Stored data:

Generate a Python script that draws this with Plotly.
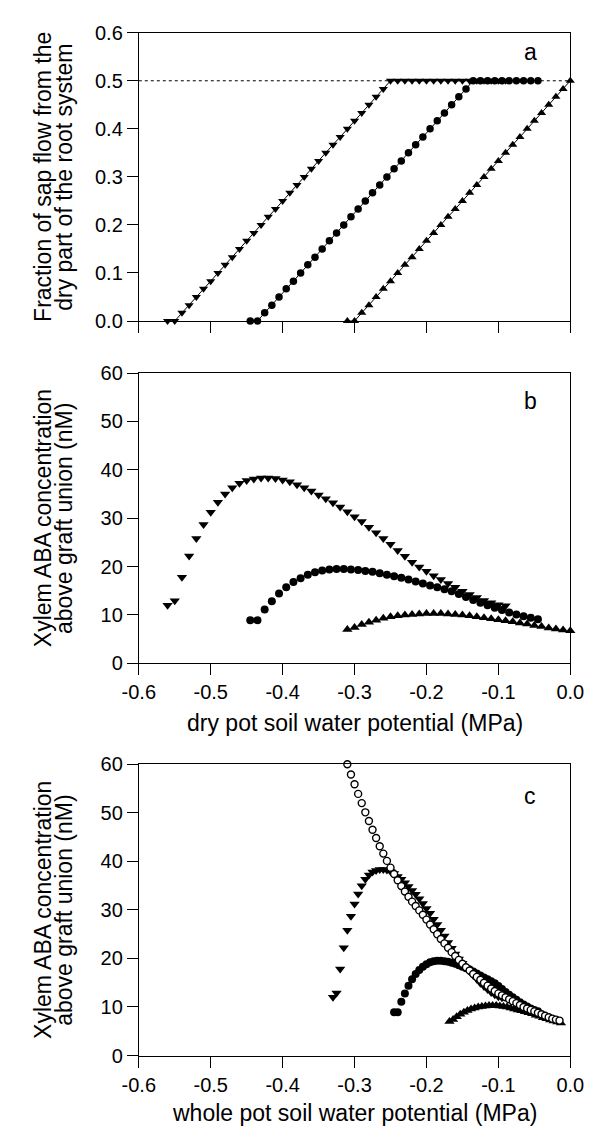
import plotly.graph_objects as go

# ---------------- data ----------------
# dry-pot soil water potential (MPa) for the three simulated series
x_dry_dn = [-0.56, -0.55, -0.54, -0.53, -0.52, -0.51, -0.50, -0.49, -0.48, -0.47, -0.46, -0.45,
            -0.44, -0.43, -0.42, -0.41, -0.40, -0.39, -0.38, -0.37, -0.36, -0.35, -0.34, -0.33,
            -0.32, -0.31, -0.30, -0.29, -0.28, -0.27, -0.26, -0.25, -0.24, -0.23, -0.22, -0.21,
            -0.20, -0.19, -0.18, -0.17, -0.16, -0.15, -0.14, -0.13, -0.12, -0.11, -0.10, -0.09]
x_dry_ci = [-0.445, -0.435, -0.425, -0.415, -0.405, -0.395, -0.385, -0.375, -0.365, -0.355,
            -0.345, -0.335, -0.325, -0.315, -0.305, -0.295, -0.285, -0.275, -0.265, -0.255,
            -0.245, -0.235, -0.225, -0.215, -0.205, -0.195, -0.185, -0.175, -0.165, -0.155,
            -0.145, -0.135, -0.125, -0.115, -0.105, -0.095, -0.085, -0.075, -0.065, -0.055, -0.045]
x_dry_up = [-0.31, -0.30, -0.29, -0.28, -0.27, -0.26, -0.25, -0.24, -0.23, -0.22, -0.21, -0.20,
            -0.19, -0.18, -0.17, -0.16, -0.15, -0.14, -0.13, -0.12, -0.11, -0.10, -0.09, -0.08,
            -0.07, -0.06, -0.05, -0.04, -0.03, -0.02, -0.01, 0.00]

# panel a: fraction of sap flow from the dry part of the root system
frac_dn = [0.0, 0.0, 0.017, 0.033, 0.050, 0.067, 0.083, 0.100, 0.117, 0.133, 0.150, 0.167,
           0.183, 0.200, 0.217, 0.233, 0.250, 0.267, 0.283, 0.300, 0.317, 0.333, 0.350, 0.367,
           0.383, 0.400, 0.417, 0.433, 0.450, 0.467, 0.483, 0.500, 0.5, 0.5, 0.5, 0.5,
           0.5, 0.5, 0.5, 0.5, 0.5, 0.5, 0.5, 0.5, 0.5, 0.5, 0.5, 0.5]
frac_ci = [0.0, 0.0, 0.017, 0.033, 0.050, 0.067, 0.083, 0.100, 0.117, 0.133, 0.150, 0.167,
           0.183, 0.200, 0.217, 0.233, 0.250, 0.267, 0.283, 0.300, 0.317, 0.333, 0.350, 0.367,
           0.383, 0.400, 0.417, 0.433, 0.450, 0.467, 0.483, 0.500, 0.5, 0.5, 0.5, 0.5,
           0.5, 0.5, 0.5, 0.5, 0.5]
frac_up = [0.0, 0.0, 0.017, 0.033, 0.050, 0.067, 0.083, 0.100, 0.117, 0.133, 0.150, 0.167,
           0.183, 0.200, 0.217, 0.233, 0.250, 0.267, 0.283, 0.300, 0.317, 0.333, 0.350, 0.367,
           0.383, 0.400, 0.417, 0.433, 0.450, 0.467, 0.483, 0.500]
frac_half = [0.5, 0.5]
x_half = [-0.6, 0.0]

# panels b and c: xylem ABA concentration above graft union (nM)
aba_dn = [12.0, 12.9, 17.8, 22.2, 25.8, 28.7, 31.2, 33.3, 35.0, 36.3, 37.2, 37.8,
          38.1, 38.3, 38.3, 38.2, 37.9, 37.5, 36.9, 36.3, 35.6, 34.8, 34.0, 33.2,
          32.3, 31.3, 30.3, 29.3, 28.1, 27.0, 25.8, 24.6, 23.3, 22.1, 20.9, 19.9,
          19.0, 18.1, 17.3, 16.5, 15.7, 14.9, 14.2, 13.6, 13.0, 12.5, 12.1, 11.9]
aba_ci = [8.9, 8.9, 11.1, 12.8, 14.4, 15.7, 16.8, 17.6, 18.3, 18.8, 19.2, 19.4, 19.5, 19.5,
          19.4, 19.3, 19.1, 18.9, 18.6, 18.3, 18.0, 17.7, 17.3, 16.9, 16.5, 16.1, 15.7, 15.3,
          14.9, 14.3, 13.7, 13.1, 12.5, 12.0, 11.5, 11.0, 10.5, 10.1, 9.7, 9.4, 9.1]
aba_up = [7.0, 7.4, 8.0, 8.5, 8.9, 9.3, 9.6, 9.8, 10.0, 10.1, 10.2, 10.3, 10.3, 10.3, 10.2, 10.1,
          10.0, 9.8, 9.6, 9.4, 9.2, 9.0, 8.8, 8.6, 8.3, 8.1, 7.8, 7.6, 7.3, 7.1, 6.9, 6.7]

# panel c: whole-pot soil water potential (MPa)
x_whole_dn = [-0.330, -0.325, -0.320, -0.315, -0.310, -0.305, -0.300, -0.295, -0.290, -0.285,
              -0.280, -0.275, -0.270, -0.265, -0.260, -0.255, -0.250, -0.245, -0.240, -0.235,
              -0.230, -0.225, -0.220, -0.215, -0.210, -0.205, -0.200, -0.195, -0.190, -0.185,
              -0.180, -0.175, -0.170, -0.165, -0.160, -0.155, -0.150, -0.145, -0.140, -0.135,
              -0.130, -0.125, -0.120, -0.115, -0.110, -0.105, -0.100, -0.095]
x_whole_ci = [-0.245, -0.240, -0.235, -0.230, -0.225, -0.220, -0.215, -0.210, -0.205, -0.200,
              -0.195, -0.190, -0.185, -0.180, -0.175, -0.170, -0.165, -0.160, -0.155, -0.150,
              -0.145, -0.140, -0.135, -0.130, -0.125, -0.120, -0.115, -0.110, -0.105, -0.100,
              -0.095, -0.090, -0.085, -0.080, -0.075, -0.070, -0.065, -0.060, -0.055, -0.050, -0.045]
x_whole_up = [-0.168, -0.163, -0.158, -0.153, -0.148, -0.143, -0.138, -0.133, -0.128, -0.123,
              -0.118, -0.113, -0.108, -0.103, -0.098, -0.093, -0.088, -0.083, -0.078, -0.073,
              -0.068, -0.063, -0.058, -0.053, -0.048, -0.043, -0.038, -0.033, -0.028, -0.023,
              -0.018, -0.013]
x_whole_open = [-0.310, -0.305, -0.300, -0.295, -0.290, -0.285, -0.280, -0.275, -0.270, -0.265,
                -0.260, -0.255, -0.250, -0.245, -0.240, -0.235, -0.230, -0.225, -0.220, -0.215,
                -0.210, -0.205, -0.200, -0.195, -0.190, -0.185, -0.180, -0.175, -0.170, -0.165,
                -0.160, -0.155, -0.150, -0.145, -0.140, -0.135, -0.130, -0.125, -0.120, -0.115,
                -0.110, -0.105, -0.100, -0.095, -0.090, -0.085, -0.080, -0.075, -0.070, -0.065,
                -0.060, -0.055, -0.050, -0.045, -0.040, -0.035, -0.030, -0.025, -0.020, -0.015]
aba_open = [60.0, 57.9, 55.9, 53.9, 52.0, 50.1, 48.3, 46.5, 44.8, 43.1,
            41.6, 40.1, 38.7, 37.4, 36.1, 34.9, 33.8, 32.7, 31.7, 30.8,
            29.9, 29.0, 28.0, 27.0, 26.0, 25.0, 24.0, 23.1, 22.2, 21.3,
            20.5, 19.7, 18.9, 18.2, 17.5, 16.8, 16.2, 15.6, 15.0, 14.4,
            13.8, 13.3, 12.8, 12.4, 12.0, 11.6, 11.2, 10.8, 10.4, 10.0,
            9.7, 9.4, 9.1, 8.8, 8.5, 8.2, 7.9, 7.6, 7.4, 7.2]

# tick labels
x_tickvals = [-0.6, -0.5, -0.4, -0.3, -0.2, -0.1, 0.0]
x_ticktext = ["-0.6", "-0.5", "-0.4", "-0.3", "-0.2", "-0.1", "0.0"]
ya_tickvals = [0.0, 0.1, 0.2, 0.3, 0.4, 0.5, 0.6]
ya_ticktext = ["0.0", "0.1", "0.2", "0.3", "0.4", "0.5", "0.6"]
yb_tickvals = [0, 10, 20, 30, 40, 50, 60]
yb_ticktext = ["0", "10", "20", "30", "40", "50", "60"]

# texts
ytitle_a = ["Fraction of sap flow from the", "dry part of the root system"]
ytitle_bc = ["Xylem ABA concentration", "above graft union (nM)"]
xtitle_b = "dry pot soil water potential (MPa)"
xtitle_c = "whole pot soil water potential (MPa)"
panel_letters = ["a", "b", "c"]

# ---------------- figure ----------------
W, H = 600, 1136
OFF = 8  # page body margin: figure is drawn 8 px right/down in the browser
FONT = "Liberation Sans, Arial, sans-serif"
TICK_SIZE = 20
TITLE_SIZE = 23
LETTER_SIZE = 23

# target positions in screen pixels
x_px = (128, 583)
panels_px = [(22, 316), (369, 665), (768, 1065)]


def px(p):
    return (p - OFF) / W


def py(p):
    return 1 - (p - OFF) / H


fig = go.Figure()
BLACK = "black"

# panel a
fig.add_trace(go.Scatter(x=x_half, y=frac_half, mode="lines",
                         line=dict(color=BLACK, width=1, dash="dot"),
                         xaxis="x", yaxis="y", showlegend=False, hoverinfo="skip"))
fig.add_trace(go.Scatter(x=x_dry_dn, y=frac_dn, mode="lines+markers",
                         line=dict(color=BLACK, width=1),
                         marker=dict(symbol="triangle-down", size=8, color=BLACK),
                         xaxis="x", yaxis="y", showlegend=False, cliponaxis=False))
fig.add_trace(go.Scatter(x=x_dry_ci, y=frac_ci, mode="lines+markers",
                         line=dict(color=BLACK, width=1),
                         marker=dict(symbol="circle", size=7.5, color=BLACK),
                         xaxis="x", yaxis="y", showlegend=False, cliponaxis=False))
fig.add_trace(go.Scatter(x=x_dry_up, y=frac_up, mode="lines+markers",
                         line=dict(color=BLACK, width=1),
                         marker=dict(symbol="triangle-up", size=8, color=BLACK),
                         xaxis="x", yaxis="y", showlegend=False, cliponaxis=False))

# panel b
fig.add_trace(go.Scatter(x=x_dry_dn, y=aba_dn, mode="markers",
                         marker=dict(symbol="triangle-down", size=9, color=BLACK),
                         xaxis="x2", yaxis="y2", showlegend=False, cliponaxis=False))
fig.add_trace(go.Scatter(x=x_dry_ci, y=aba_ci, mode="markers",
                         marker=dict(symbol="circle", size=8, color=BLACK),
                         xaxis="x2", yaxis="y2", showlegend=False, cliponaxis=False))
fig.add_trace(go.Scatter(x=x_dry_up, y=aba_up, mode="markers",
                         marker=dict(symbol="triangle-up", size=9, color=BLACK),
                         xaxis="x2", yaxis="y2", showlegend=False, cliponaxis=False))

# panel c
fig.add_trace(go.Scatter(x=x_whole_dn, y=aba_dn, mode="markers",
                         marker=dict(symbol="triangle-down", size=9, color=BLACK),
                         xaxis="x3", yaxis="y3", showlegend=False, cliponaxis=False))
fig.add_trace(go.Scatter(x=x_whole_ci, y=aba_ci, mode="markers",
                         marker=dict(symbol="circle", size=8, color=BLACK),
                         xaxis="x3", yaxis="y3", showlegend=False, cliponaxis=False))
fig.add_trace(go.Scatter(x=x_whole_up, y=aba_up, mode="markers",
                         marker=dict(symbol="triangle-up", size=9, color=BLACK),
                         xaxis="x3", yaxis="y3", showlegend=False, cliponaxis=False))
fig.add_trace(go.Scatter(x=x_whole_open, y=aba_open, mode="markers",
                         marker=dict(symbol="circle", size=7, color="white",
                                     line=dict(color=BLACK, width=1.4)),
                         xaxis="x3", yaxis="y3", showlegend=False, cliponaxis=False))

axis_common = dict(showline=True, linecolor=BLACK, linewidth=1, mirror=True,
                   ticks="outside", ticklen=11, tickwidth=1, tickcolor=BLACK,
                   showgrid=False, zeroline=False,
                   tickfont=dict(family=FONT, size=TICK_SIZE, color=BLACK))

xdom = [px(x_px[0]), px(x_px[1])]
layout = dict(width=W, height=H, margin=dict(l=0, r=0, t=0, b=0),
              paper_bgcolor="white", plot_bgcolor="white", showlegend=False,
              font=dict(family=FONT, color=BLACK))

names = [("xaxis", "yaxis", "y", "x"), ("xaxis2", "yaxis2", "y2", "x2"),
         ("xaxis3", "yaxis3", "y3", "x3")]
for i, (xa, ya, yanchor, xanchor) in enumerate(names):
    top, bot = panels_px[i]
    layout[xa] = dict(axis_common, domain=xdom, anchor=yanchor, range=[-0.6, 0.0],
                      tickvals=x_tickvals, ticktext=x_ticktext,
                      showticklabels=(i > 0))
    if i == 0:
        layout[ya] = dict(axis_common, domain=[py(bot), py(top)], anchor=xanchor,
                          range=[0, 0.6], tickvals=ya_tickvals, ticktext=ya_ticktext)
    else:
        layout[ya] = dict(axis_common, domain=[py(bot), py(top)], anchor=xanchor,
                          range=[0, 60], tickvals=yb_tickvals, ticktext=yb_ticktext)

fig.update_layout(**layout)

annotations = []
ytitles = [ytitle_a, ytitle_bc, ytitle_bc]
title_line_x = [27, 49]
letter_xy = [(541, 42), (541, 398), (540, 800)]
for i, (top, bot) in enumerate(panels_px):
    for j, line in enumerate(ytitles[i]):
        annotations.append(dict(text=line, xref="paper", yref="paper",
                                x=px(title_line_x[j]), y=py((top + bot) / 2),
                                xanchor="center", yanchor="middle",
                                textangle=-90, showarrow=False,
                                font=dict(family=FONT, size=TITLE_SIZE, color=BLACK)))
    lx, ly = letter_xy[i]
    annotations.append(dict(text=panel_letters[i], xref="paper", yref="paper",
                            x=px(lx), y=py(ly), xanchor="center", yanchor="middle",
                            showarrow=False, font=dict(family=FONT, size=LETTER_SIZE, color=BLACK)))
xmid = (x_px[0] + x_px[1]) / 2
annotations.append(dict(text=xtitle_b, xref="paper", yref="paper", x=px(xmid),
                        y=py(726), xanchor="center", yanchor="middle", showarrow=False,
                        font=dict(family=FONT, size=TITLE_SIZE, color=BLACK)))
annotations.append(dict(text=xtitle_c, xref="paper", yref="paper", x=px(xmid),
                        y=py(1124), xanchor="center", yanchor="middle", showarrow=False,
                        font=dict(family=FONT, size=TITLE_SIZE, color=BLACK)))
fig.update_layout(annotations=annotations)

fig.write_html("out.html")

Task to carry out: Reproduce the data above word for word from its first line through the line that holds "import plotly.graph_objects as go", both ends included; skip pictures.

Answer in full:
Generate a Python script that draws this with Plotly.
import plotly.graph_objects as go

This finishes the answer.